# Task to carry out:
Give back exactly the lines from the beginning of the listing below to the line holding "west,inner sep=0pt,text=titlec,font=\titlefont\bfseries] (title)", both ends included; the pictures stay out.

# Data provided:
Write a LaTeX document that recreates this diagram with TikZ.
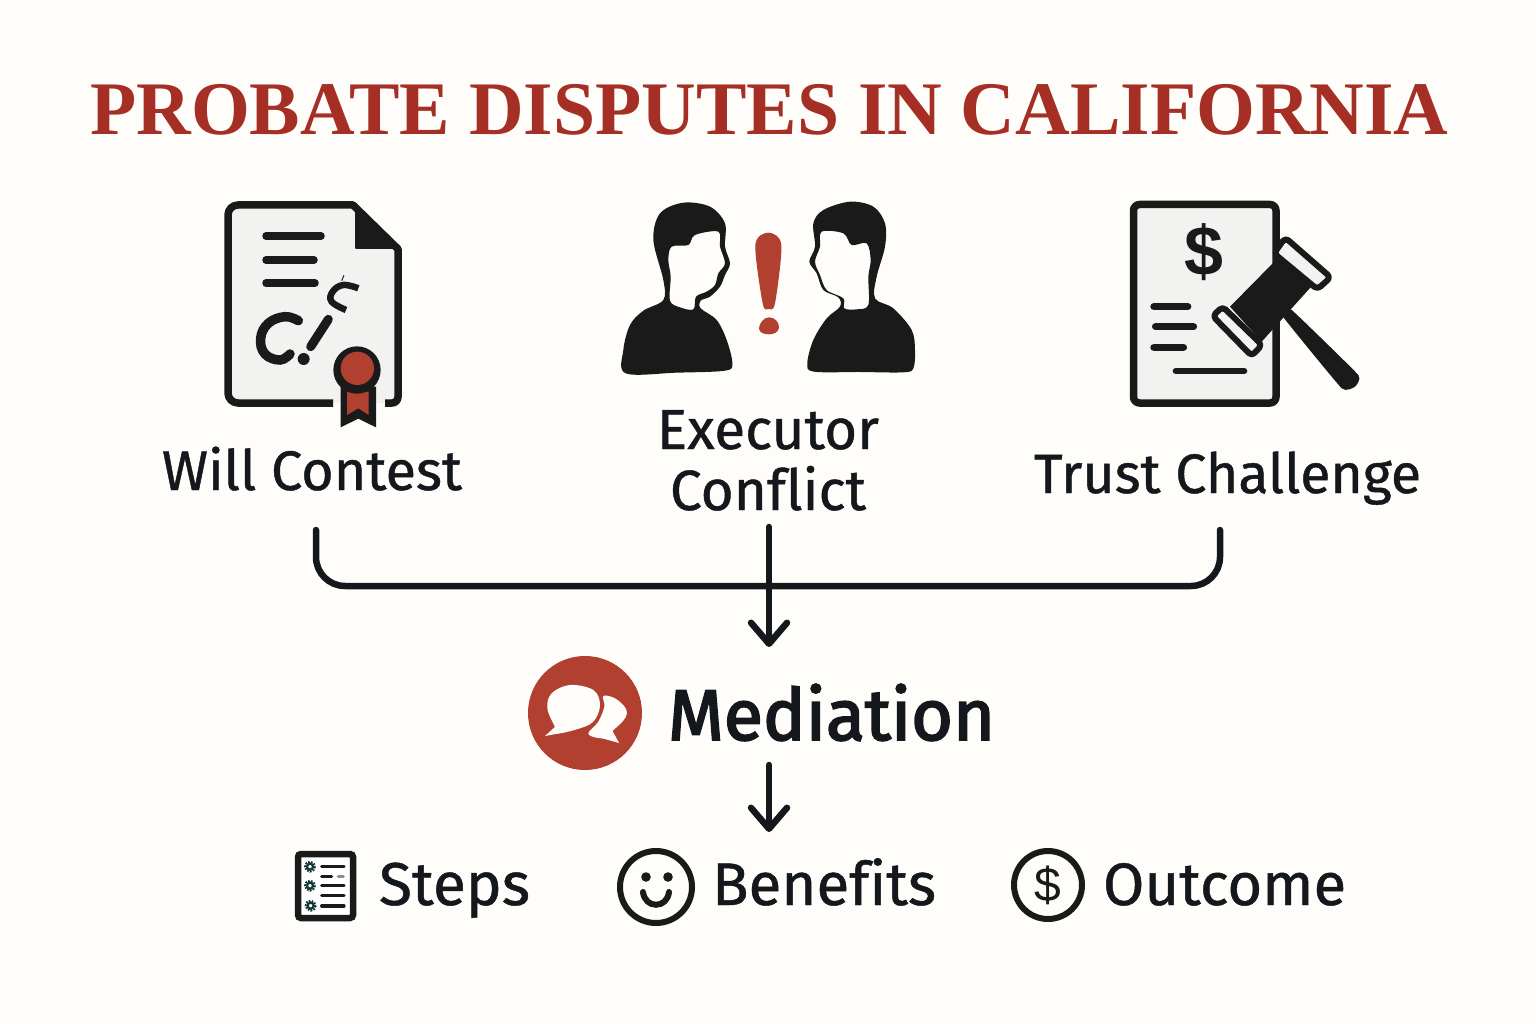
\documentclass[tikz,border=0pt]{standalone}
\usepackage{graphicx}
\usepackage{fontspec}
\setmainfont{Fira Sans}
\newfontfamily\titlefont{Liberation Serif}
\newfontfamily\labelfont[FakeBold=0.8,Ligatures=NoCommon]{Fira Sans}
\newfontfamily\medfont[FakeBold=2.6,Ligatures=NoCommon]{Fira Sans}
\newfontfamily\signfont{Liberation Sans}
\usetikzlibrary{arrows.meta}
\definecolor{bgc}{HTML}{FEFDF9}
\definecolor{ink}{HTML}{1A1A1A}
\definecolor{txt}{HTML}{14181C}
\definecolor{redc}{HTML}{B24030}
\definecolor{titlec}{HTML}{A52E25}
\definecolor{paper}{HTML}{F2F3F1}
\newcommand{\fitw}[2]{\resizebox{#1pt}{!}{#2}}
\tikzset{
  lab/.style={anchor=base west,inner sep=0pt,outer sep=0pt,text=txt,font=\labelfont},
  docline/.style={draw=ink,line width=7.5pt,line cap=round,line join=round},
  thinline/.style={draw=ink,line width=3.2pt,line cap=round},
  conn/.style={draw=txt,line width=6.5pt,line cap=round},
  arrowconn/.style={conn,-{Straight Barb[length=21pt,width=36pt,round]}},
  zoomA/.style={shift={(200,190)},x=0.33333pt,y=-0.33333pt},
  zoomB/.style={shift={(610,190)},x=0.33333pt,y=-0.33333pt},
  zoomC/.style={shift={(1110,190)},x=0.33333pt,y=-0.33333pt},
  zoomD/.style={shift={(510,640)},x=0.33333pt,y=-0.33333pt},
  zoomE/.style={shift={(280,835)},x=0.33333pt,y=-0.33333pt},
  gear/.style={draw=ink!70!teal,line width=1.6pt,fill=white},
}
\begin{document}
\begin{tikzpicture}[x=1pt,y=-1pt]
\useasboundingbox (0,0) rectangle (1536,1024);
\fill[bgc] (0,0) rectangle (1536,1024);
% title
\node[anchor=base west,inner sep=0pt,text=titlec,font=\titlefont\bfseries] (title) at (90,135) {\fitw{1358}{PROBATE DISPUTES IN CALIFORNIA}};

% ---- will document
\fill[paper] (231,205) -- (355,205) -- (398,248) -- (398,403) -- (231,403) -- cycle;
\draw[docline,line cap=butt] (333,403) -- (238,403) arc[start angle=90,end angle=180,radius=10] -- (228,215) arc[start angle=180,end angle=270,radius=10] -- (353,205) -- (398,249) -- (398,397) arc[start angle=0,end angle=90,radius=6] -- (385,403);
\fill[ink,rounded corners=1pt] (355,206) -- (399,249) -- (355,249) -- cycle;
\draw[docline] (266,236) -- (321,236);
\draw[docline] (266,260) -- (314,260);
\draw[docline] (266,283) -- (315,283);
\begin{scope}[zoomA]
  \draw[draw=ink,line width=9.5pt,line cap=round] plot[smooth,tension=0.7] coordinates {(295,392) (255,380) (205,400) (182,445) (195,492) (240,510) (270,492)};
  \draw[draw=ink,line width=9pt,line cap=round] (385,388) -- (332,470);
  \fill[ink] (311,507) circle[radius=18];
  \draw[draw=ink,line width=6.5pt,line cap=butt] plot[smooth,tension=0.7] coordinates {(475,295) (430,285) (398,305) (395,335) (438,360)};
  \draw[draw=ink,line width=1pt] (432,256) -- (425,272);
  % ribbon
  \fill[ink] (422,590) -- (422,712) -- (475,686) -- (528,712) -- (528,590) -- cycle;
  \fill[redc] (441,605) -- (441,675) -- (475,655) -- (506,675) -- (506,605) -- cycle;
  \fill[ink] (471,540) circle[radius=71];
  \fill[redc] (472,535) circle[radius=50];
\end{scope}
\node[lab] (will) at (162,490) {\fitw{300}{Will Contest}};

% ---- two people
\begin{scope}[zoomB]
  \fill[ink,even odd rule] plot[smooth cycle,tension=0.55] coordinates {(47,550) (40,480) (60,405) (100,362) (160,330) (160,270) (130,150) (150,70) (220,38) (300,50) (345,100) (345,170) (360,220) (345,255) (330,290) (300,320) (272,332) (272,355) (320,390) (350,450) (367,520) (345,542) (200,548)}
   plot[smooth cycle,tension=0.55] coordinates {(180,332) (182,260) (175,210) (185,170) (235,165) (255,135) (325,125) (330,170) (345,220) (325,250) (315,285) (290,305) (258,320) (250,358) (210,352)};
  \fill[ink,even odd rule] plot[smooth cycle,tension=0.55] coordinates {(612,545) (592,520) (610,450) (650,385) (690,350) (685,322) (640,300) (620,250) (598,215) (615,170) (610,100) (640,60) (720,35) (790,50) (825,100) (825,170) (800,260) (795,325) (850,355) (905,420) (915,480) (910,535) (880,547) (750,546)}
   plot[smooth cycle,tension=0.55] coordinates {(703,355) (700,325) (650,300) (630,255) (615,215) (630,170) (635,125) (700,130) (725,165) (770,160) (782,210) (775,260) (775,345) (740,358)};
  \fill[redc] plot[smooth cycle,tension=0.5] coordinates {(436,165) (475,128) (514,165) (495,340) (475,357) (458,340)};
  \fill[redc] (477,382) .. controls (495,382) and (508,398) .. (507,413) .. controls (505,428) and (490,433) .. (477,433) .. controls (462,433) and (447,428) .. (447,415) .. controls (447,400) and (462,382) .. (477,382) -- cycle;
\end{scope}
\node[lab] (exec) at (657,449) {\fitw{222}{Executor}};
\node[lab] (conflict) at (670,510) {\fitw{196}{Conflict}};

% ---- trust document
\filldraw[docline,fill=paper,rounded corners=6pt] (1133.5,204.5) rectangle (1276,403);
\node[anchor=center,inner sep=0pt,text=ink,font=\signfont\bfseries\fontsize{70}{70}\selectfont] (dollar) at (1204,252) {\$};
\begin{scope}[zoomC]
  \draw[docline] (132,350) -- (233,350);
  \draw[docline] (137,410) -- (250,410);
  \draw[docline] (132,472) -- (220,472);
  \draw[docline,line width=6pt] (197,543) -- (403,543);
  % gavel
  \fill[ink] plot[smooth cycle,tension=0.2] coordinates {(515,375) (545,360) (745,555) (735,590) (695,595)};
  \fill[ink] (503,205) -- (608,285) -- (455,455) -- (360,350) -- cycle;
  \filldraw[draw=ink,line width=6pt,fill=paper,rounded corners=4pt,line join=round] (526,143) -- (492,190) -- (622,298) -- (662,262) -- cycle;
  \filldraw[draw=ink,line width=6pt,fill=paper,rounded corners=4pt,line join=round] (338,350) -- (308,378) -- (425,498) -- (456,465) -- cycle;
\end{scope}
\node[lab] (trust) at (1034,493) {\fitw{387}{Trust Challenge}};

% ---- connectors
\coordinate (bracketL) at (316,530);
\coordinate (bracketR) at (1220,530);
\coordinate (hubTop) at (769,527);
\coordinate (hubEnd) at (769,647);
\coordinate (medOut) at (769,765);
\coordinate (medEnd) at (769,832);
\draw[conn,rounded corners=29pt] (bracketL) -- (316,586) -- (1220,586) -- (bracketR);
\draw[arrowconn] (hubTop) -- (hubEnd);
\draw[arrowconn] (medOut) -- (medEnd);

% ---- mediation
\node[circle,fill=redc,minimum size=114pt,inner sep=0pt] (medicon) at (585,713) {};
\begin{scope}[zoomD]
  \fill[bgc] plot[smooth cycle,tension=0.6] coordinates {(135,262) (112,205) (125,160) (180,135) (250,150) (270,195) (250,245) (200,268) (140,280)};
  \fill[bgc] (105,288) -- (138,258) -- (165,277) -- cycle;
  \fill[bgc] plot[smooth cycle,tension=0.6] coordinates {(305,275) (345,235) (347,205) (315,175) (280,168) (283,200) (265,245) (235,282) (280,295)};
  \fill[bgc] (327,309) -- (305,268) -- (270,293) -- cycle;
\end{scope}
\node[anchor=base west,inner sep=0pt,outer sep=0pt,text=txt,font=\medfont] (mediation) at (668,740) {\fitw{327}{Mediation}};

% ---- steps
\filldraw[draw=ink,line width=6.5pt,fill=white,rounded corners=3pt] (298,854) rectangle (353,918);
\begin{scope}[zoomE]
  \foreach \g/\gx/\gy in {a/90/95,b/90/152,c/92/212} {
    \draw[gear,line width=2.6pt,dash pattern=on 1.6pt off 1.2pt] (\gx,\gy) circle[radius=14];
    \draw[draw=ink!70!teal,line width=2.2pt] (\gx,\gy) circle[radius=9];
  }
  \draw[thinline] (125,95) -- (192,95);
  \draw[thinline] (125,125) -- (155,125);
  \draw[thinline,draw=ink!50] (175,125) -- (190,125);
  \draw[thinline] (125,152) -- (192,152);
  \draw[thinline] (125,182) -- (192,182);
  \draw[thinline] (125,213) -- (192,213);
\end{scope}
\node[lab] (steps) at (379,905) {\fitw{151}{Steps}};

% ---- benefits
\draw[draw=ink,line width=6pt] (656,887) circle[radius=36];
\fill[ink] (646,877) circle[radius=4.8];
\fill[ink] (668,877) circle[radius=4.8];
\draw[draw=ink,line width=6pt,line cap=round] (643,892) .. controls (645,909) and (667,909) .. (669,892);
\node[lab] (benefits) at (712,905) {\fitw{224}{Benefits}};

% ---- outcome
\draw[draw=ink,line width=6pt] (1048,885) circle[radius=34];
\node[anchor=center,inner sep=0pt,text=ink,font=\signfont\fontsize{48}{48}\selectfont] (usd) at (1048,885) {\$};
\node[lab] (outcome) at (1103,905) {\fitw{243}{Outcome}};
\end{tikzpicture}
\end{document}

# Result of this task:
Write a LaTeX document that recreates this diagram with TikZ.
\documentclass[tikz,border=0pt]{standalone}
\usepackage{graphicx}
\usepackage{fontspec}
\setmainfont{Fira Sans}
\newfontfamily\titlefont{Liberation Serif}
\newfontfamily\labelfont[FakeBold=0.8,Ligatures=NoCommon]{Fira Sans}
\newfontfamily\medfont[FakeBold=2.6,Ligatures=NoCommon]{Fira Sans}
\newfontfamily\signfont{Liberation Sans}
\usetikzlibrary{arrows.meta}
\definecolor{bgc}{HTML}{FEFDF9}
\definecolor{ink}{HTML}{1A1A1A}
\definecolor{txt}{HTML}{14181C}
\definecolor{redc}{HTML}{B24030}
\definecolor{titlec}{HTML}{A52E25}
\definecolor{paper}{HTML}{F2F3F1}
\newcommand{\fitw}[2]{\resizebox{#1pt}{!}{#2}}
\tikzset{
  lab/.style={anchor=base west,inner sep=0pt,outer sep=0pt,text=txt,font=\labelfont},
  docline/.style={draw=ink,line width=7.5pt,line cap=round,line join=round},
  thinline/.style={draw=ink,line width=3.2pt,line cap=round},
  conn/.style={draw=txt,line width=6.5pt,line cap=round},
  arrowconn/.style={conn,-{Straight Barb[length=21pt,width=36pt,round]}},
  zoomA/.style={shift={(200,190)},x=0.33333pt,y=-0.33333pt},
  zoomB/.style={shift={(610,190)},x=0.33333pt,y=-0.33333pt},
  zoomC/.style={shift={(1110,190)},x=0.33333pt,y=-0.33333pt},
  zoomD/.style={shift={(510,640)},x=0.33333pt,y=-0.33333pt},
  zoomE/.style={shift={(280,835)},x=0.33333pt,y=-0.33333pt},
  gear/.style={draw=ink!70!teal,line width=1.6pt,fill=white},
}
\begin{document}
\begin{tikzpicture}[x=1pt,y=-1pt]
\useasboundingbox (0,0) rectangle (1536,1024);
\fill[bgc] (0,0) rectangle (1536,1024);
% title
\node[anchor=base west,inner sep=0pt,text=titlec,font=\titlefont\bfseries] (title) at (90,135) {\fitw{1358}{PROBATE DISPUTES IN CALIFORNIA}};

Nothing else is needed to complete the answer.